Le ralentissement économique a beau se faire chaque jour plus perceptible outre-Atlantique, dans l'ensemble les sociétés cotées américaines se portent bien. Très bien, même. Entre avril et juin, «Corporate America» a remis les gaz pour dégager un douzième trimestre consécutif de croissance bénéficiaire à deux chiffres. Une occurrence rarissime, rappelle le bureau d'études Thomson Financial. Une telle séquence n'a été observée qu'une fois depuis 1950, entre 1992 et 1995.
Vendredi, quelque 80% des 500 entreprises de l'indice Standard & Poor's avaient dévoilé leurs profits au titre du deuxième trimestre. En moyenne, ils ont progressé de 16,1%, indiquait vendredi Thomson Financial, contre 14,9% au premier trimestre. C'est nettement plus qu'attendu: en avril, le consensus des analystes misait sur 10,9% de croissance.
«Une fois de plus, les bénéfices sont excellents. Et une fois de plus, le marché s'en moque [...], indifférent à la croissance», déplore Ed Yardeni, stratège chez Oak Associates. Pour preuve, le S & P 500 a connu en juillet son premier mois positif depuis avril. Mais sa progression est restée inférieure à celle des Bourses sud-américaines (+1,9%) ou d'Europe (+1,2%). «Les investisseurs continuent de considérer la Bourse américaine comme plus cyclique que les marchés étrangers en dépit de l'extraordinaire croissance bénéficiaire. Nous sommes déçus par ce manque irrationnel d'exubérance [...], les sociétés américaines figurent parmi les meilleures et les moins chères», note le stratège.

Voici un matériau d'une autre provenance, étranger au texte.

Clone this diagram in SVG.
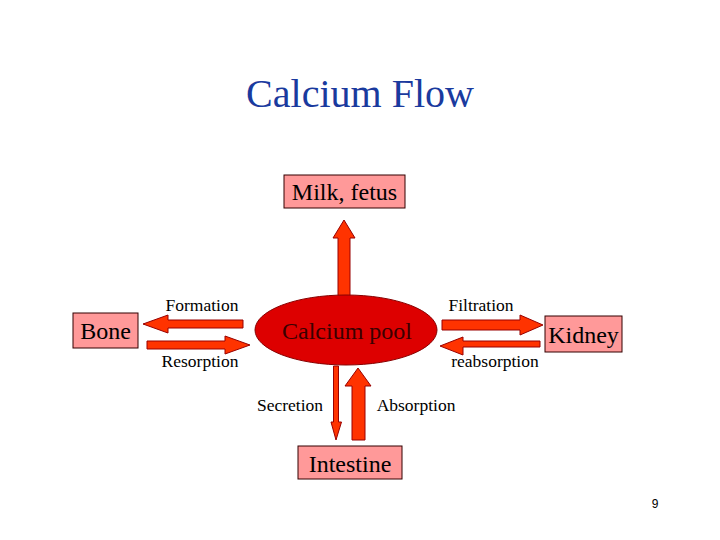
<svg xmlns="http://www.w3.org/2000/svg" width="720" height="540" viewBox="0 0 720 540">
<style>
.box{fill:#ff9999;stroke:#330000;stroke-width:1}
.arr{fill:#ff3300;stroke:#990000;stroke-width:1}
.t{font-family:"Liberation Serif","Times New Roman",serif;fill:#000}
.big{font-size:24px}
.sm{font-size:17.5px}
</style>
<rect width="720" height="540" fill="#fff"/>
<text x="360" y="107" text-anchor="middle" class="t" style="font-size:40px;fill:#1a3a9e">Calcium Flow</text>
<g id="connectors">
<polygon class="arr" points="338,297 338,238 333,238 344,220 355,238 350,238 350,297"/>
<polygon class="arr" points="243,320 168,320 168,315 143,324 168,333 168,328 243,328"/>
<polygon class="arr" points="147,341 225,341 225,336 250,345 225,354 225,349 147,349"/>
<polygon class="arr" points="442,320 520,320 520,315 543,325 520,335 520,330 442,330"/>
<polygon class="arr" points="540,341 463,341 463,337 440,346 463,355 463,347 540,347"/>
<polygon class="arr" points="333.5,366 333.5,422 331,422 336,440 341.5,422 338.5,422 338.5,366"/>
<polygon class="arr" points="352,440 352,386 345,386 358,368 371,386 365,386 365,440"/>
</g>
<g id="milk"><rect class="box" x="284" y="175" width="121" height="33"/><text x="344.5" y="200" text-anchor="middle" class="t big">Milk, fetus</text></g>
<g id="pool"><ellipse cx="346" cy="330" rx="91" ry="35" fill="#dd0000" stroke="#880000" stroke-width="1"/><text x="347" y="339" text-anchor="middle" class="t big" style="fill:#3a0000">Calcium pool</text></g>
<g id="bone"><rect class="box" x="73" y="313" width="65" height="35"/><text x="105.5" y="339" text-anchor="middle" class="t big">Bone</text></g>
<g id="kidney"><rect class="box" x="545" y="316" width="77" height="36"/><text x="583.5" y="343" text-anchor="middle" class="t big">Kidney</text></g>
<g id="intestine"><rect class="box" x="298" y="446" width="104" height="33"/><text x="350" y="472" text-anchor="middle" class="t big">Intestine</text></g>
<g id="labels">
<text x="202" y="311" text-anchor="middle" class="t sm">Formation</text>
<text x="200" y="367" text-anchor="middle" class="t sm">Resorption</text>
<text x="481" y="311" text-anchor="middle" class="t sm">Filtration</text>
<text x="495" y="367" text-anchor="middle" class="t sm">reabsorption</text>
<text x="290" y="411" text-anchor="middle" class="t sm">Secretion</text>
<text x="416" y="411" text-anchor="middle" class="t sm">Absorption</text>
<text x="655" y="508" text-anchor="middle" style="font-family:'Liberation Sans',Arial,sans-serif;font-size:12px">9</text>
</g>
</svg>
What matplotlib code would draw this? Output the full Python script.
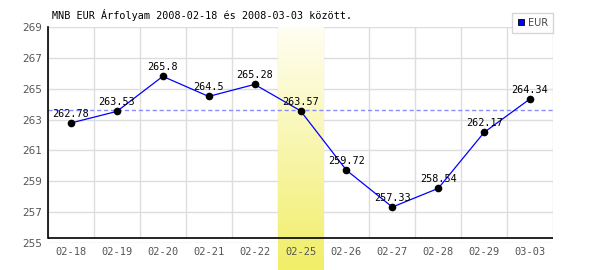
import numpy as np
import matplotlib
matplotlib.use("Agg")
import matplotlib.pyplot as plt
from matplotlib.lines import Line2D
from matplotlib.colors import LinearSegmentedColormap

# data
dates = ["02-18", "02-19", "02-20", "02-21", "02-22", "02-25",
         "02-26", "02-27", "02-28", "02-29", "03-03"]
eur = [262.78, 263.53, 265.8, 264.5, 265.28, 263.57,
       259.72, 257.33, 258.54, 262.17, 264.34]
avg_line = 263.6
highlight_idx = 5
yticks = [255, 257, 259, 261, 263, 265, 267, 269]
title = "MNB EUR Árfolyam 2008-02-18 és 2008-03-03 között."

MONO = "DejaVu Sans Mono"
GRID = "#dddddd"

fig = plt.figure(figsize=(6, 2.7), dpi=100)
ax_l, ax_b, ax_w, ax_h = 48 / 600, 27 / 270, 505 / 600, 216 / 270
ax = fig.add_axes([ax_l, ax_b, ax_w, ax_h])

ymin, ymax = yticks[0], yticks[-1]
n = len(dates)
x = np.arange(n)
ax.set_xlim(-0.5, n - 0.5)
ax.set_ylim(ymin, ymax)
base = ymin + 0.32  # black axis line sits a bit above 255

# horizontal grid
for v in yticks:
    ax.axhline(v, color=GRID, lw=1, zorder=0.5)
# vertical grid between categories
ax.vlines(np.arange(n + 1) - 0.5, base, ymax, color=GRID, lw=1, zorder=0.5)

# highlighted day, gradient down to the bottom of the figure
y_fig_bottom = ymin - (ax_b / ax_h) * (ymax - ymin)
cmap = LinearSegmentedColormap.from_list("hl", ["#fffef2", "#f1ee68"])
grad = np.linspace(0, 1, 256).reshape(-1, 1)
ax.imshow(grad, cmap=cmap, aspect="auto", origin="upper",
          extent=(highlight_idx - 0.5, highlight_idx + 0.5, y_fig_bottom, ymax),
          clip_on=False, zorder=0.8)

ax.axhline(avg_line, color="#8c8cff", lw=1, ls=(0, (3, 2)), zorder=1)
ax.hlines(base, -0.5, n - 0.5, color="black", lw=1.2, zorder=3)

ax.plot(x, eur, color="#0000ff", lw=0.9, zorder=2)
ax.plot(x, eur, "o", color="black", ms=4.5, zorder=4)
for xi, v in zip(x, eur):
    ax.annotate(f"{v:g}", (xi, v), xytext=(0, 4.5), textcoords="offset points",
                ha="center", va="baseline", fontsize=7.3, family=MONO,
                color="black", zorder=5)

for s in ["top", "right", "bottom"]:
    ax.spines[s].set_visible(False)
ax.spines["left"].set_bounds(base, ymax)
ax.spines["left"].set_linewidth(1.2)
ax.set_facecolor("white")

ax.set_yticks(yticks)
ax.set_yticklabels([str(v) for v in yticks])
ax.set_xticks(x)
ax.set_xticklabels(dates)
ax.tick_params(axis="y", length=0, pad=4.5, labelsize=7.5, labelcolor="#555555")
ax.tick_params(axis="x", length=0, pad=3, labelsize=7.5, labelcolor="#555555")
for lab in ax.get_xticklabels():
    lab.set_family(MONO)

fig.text(52 / 600, 1 - 15 / 270, title, fontsize=7.3, family=MONO,
         va="center", ha="left", color="black")

handle = Line2D([], [], marker="s", color="#0000ff", markeredgecolor="black",
                markeredgewidth=0.6, ls="none", ms=5)
leg = fig.legend([handle], ["EUR"], loc="upper right",
                 bbox_to_anchor=(553 / 600, 1 - 13 / 270),
                 frameon=True, fancybox=False, fontsize=7,
                 handlelength=0.8, handletextpad=0.3, borderpad=0.5,
                 borderaxespad=0)
leg.get_frame().set_edgecolor("#cccccc")
leg.get_frame().set_linewidth(1)
for t in leg.get_texts():
    t.set_color("#444444")

fig.savefig("out.png", dpi=100)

La palme du dynamisme échoit une fois de plus au secteur énergétique, dont les bénéfices se sont envolés de 41%, entraînés par le bond du brut à 70,72 dollars le baril en moyenne au deuxième trimestre, un tiers de plus qu'il y a un an. En excluant ce secteur, les bénéfices du reste de la cote auraient progressé d'à peine plus de 11%, estime Thomson Financial. Car la cherté du pétrole exerce aussi un effet déprimant sur le pouvoir d'achat des ménages, comme en atteste le ralentissement à moins de 5% de la croissance dans les biens de consommation durables (+15% au premier trimestre).

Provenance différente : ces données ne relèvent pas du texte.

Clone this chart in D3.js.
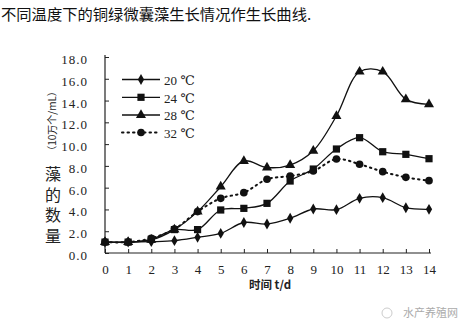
<!DOCTYPE html>
<html><head><meta charset="utf-8">
<script src="https://cdn.jsdelivr.net/npm/d3@7"></script>
<style>body{margin:0;background:#fff;} svg{display:block;}</style>
</head><body>
<script>
const days = [0,1,2,3,4,5,6,7,8,9,10,11,12,13,14];
const s20 = [1.0,1.0,1.04,1.13,1.44,1.8,2.8,2.66,3.19,4.04,3.98,5.02,5.08,4.16,4.01];
const s24 = [1.0,1.0,1.26,2.15,2.15,3.95,4.1,4.56,6.61,7.71,9.55,10.59,9.3,9.06,8.66];
const s28 = [1.0,1.0,1.2,2.15,3.8,6.09,8.45,7.85,8.08,9.39,12.58,16.65,16.65,14.11,13.65];
const s32 = [1.0,1.0,1.35,2.2,3.8,5.02,5.54,6.77,7.07,7.53,8.63,8.15,7.47,6.95,6.64];
const seriesNames = ["20 ℃","24 ℃","28 ℃","32 ℃"];
const yTicks = [0,2,4,6,8,10,12,14,16,18];
const title = "不同温度下的铜绿微囊藻生长情况作生长曲线.";

const W=474,H=335;
const svg=d3.select("body").append("svg").attr("width",W).attr("height",H);
const x=d3.scaleLinear().domain([0,14]).range([105,429]);
const y=d3.scaleLinear().domain([0,18]).range([253,57]);
const serif="'Liberation Serif','DejaVu Serif',serif";
const cjk="'Noto Sans CJK SC','Noto Sans',sans-serif";

svg.append("text").attr("x",1).attr("y",20).attr("font-family",cjk).attr("font-size",15.3)
  .attr("fill","#111").text(title);

// axes
const ya=svg.append("g").attr("transform",`translate(${x(0)},0)`)
  .call(d3.axisLeft(y).tickValues(yTicks).tickFormat(d3.format(".1f")).tickSizeInner(-4).tickSizeOuter(0).tickPadding(17));
ya.select(".domain").attr("d",`M0,${y(0)}V${y(18)-2}`).attr("stroke","#222").attr("stroke-width",1.2);
ya.selectAll("line").attr("stroke","#222");
ya.selectAll("text").attr("font-family",serif).attr("font-size",13).attr("letter-spacing","1px")
  .attr("fill","#222").attr("dy","0.5em");

const xa=svg.append("g").attr("transform",`translate(0,${y(0)})`)
  .call(d3.axisBottom(x).tickValues(days).tickFormat(d3.format("d")).tickSizeInner(-4).tickSizeOuter(0).tickPadding(12));
xa.select(".domain").attr("d",`M${x(0)},0H${x(14)+2}`).attr("stroke","#222").attr("stroke-width",1.2);
xa.selectAll("line").attr("stroke","#222");
xa.selectAll("text").attr("font-family",serif).attr("font-size",13).attr("fill","#222");

svg.append("text").attr("x",249).attr("y",289).attr("font-family",cjk).attr("font-size",11.5)
  .attr("font-weight","bold").attr("fill","#222").text("时间 t/d");

// y title (vertical)
svg.append("text").attr("x",53).attr("y",166).style("writing-mode","vertical-rl")
  .attr("letter-spacing","4.5px").attr("font-family",cjk).attr("font-size",16).attr("fill","#222").text("藻的数量");
svg.append("text").attr("transform","translate(56,121) rotate(-90)").attr("text-anchor","middle")
  .attr("font-family",cjk).attr("font-size",10).attr("fill","#222").text("（10万个/mL）");

// series
const data=[s20,s24,s28,s32];
const shapes=[d3.symbolDiamond,d3.symbolSquare,d3.symbolTriangle,d3.symbolCircle];
const sizes=[34,52,44,46];
const dash=[null,null,null,"1.5,4"];
const line=d3.line().x((d,i)=>x(days[i])).y(d=>y(d)).curve(d3.curveCatmullRom.alpha(0.5));
data.forEach((s,k)=>{
  svg.append("path").attr("d",line(s)).attr("fill","none").attr("stroke","#111")
    .attr("stroke-width",k==3?2:1.3).attr("stroke-dasharray",dash[k]).attr("stroke-linecap",k==3?"round":"butt");
  svg.selectAll(null).data(s).enter().append("path")
    .attr("transform",(d,i)=>`translate(${x(days[i])},${y(d)})`)
    .attr("d",d3.symbol().type(shapes[k]).size(sizes[k])).attr("fill","#111");
});

// legend
const legY=[79.5,97.3,115,132.5];
seriesNames.forEach((n,k)=>{
  svg.append("line").attr("x1",122).attr("x2",160).attr("y1",legY[k]).attr("y2",legY[k])
    .attr("stroke","#111").attr("stroke-width",k==3?2:1.3).attr("stroke-dasharray",dash[k]).attr("stroke-linecap",k==3?"round":"butt");
  svg.append("path").attr("transform",`translate(141,${legY[k]})`)
    .attr("d",d3.symbol().type(shapes[k]).size(sizes[k])).attr("fill","#111");
  svg.append("text").attr("x",164).attr("y",legY[k]).attr("dy","0.4em").attr("font-family",serif)
    .attr("font-size",13).attr("fill","#222").text(n);
});

// watermark
svg.append("text").attr("x",403).attr("y",317).attr("font-family",cjk).attr("font-size",11)
  .attr("fill","#aaa").text("水产养殖网");
svg.append("circle").attr("cx",387).attr("cy",313).attr("r",5).attr("fill","none").attr("stroke","#ccc");
</script>
</body></html>
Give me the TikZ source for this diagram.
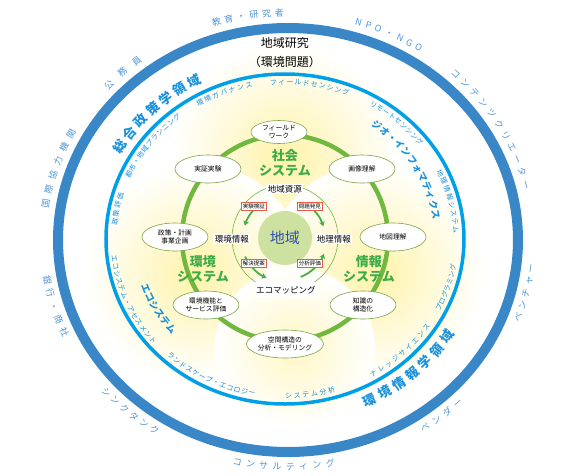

Cet affaiblissement ne suffit pas à entamer le moral des analystes: selon le consensus Thomson Financial, la hausse des profits frisera à nouveau 15% au troisième trimestre. Mais, pour Goldman Sachs, «le pic dans la croissance est vraisemblablement derrière nous» et les bénéfices opérationnels décéléreront dès le second semestre pour ne plus progresser que de 6% en 2007. «Ce rythme est inférieur à la tendance de long terme, mais cohérent avec les prévisions d'un fléchissement de la croissance de l'économie à 2,5%, à mesure que ralentiront les dépenses des ménages», observe la banque.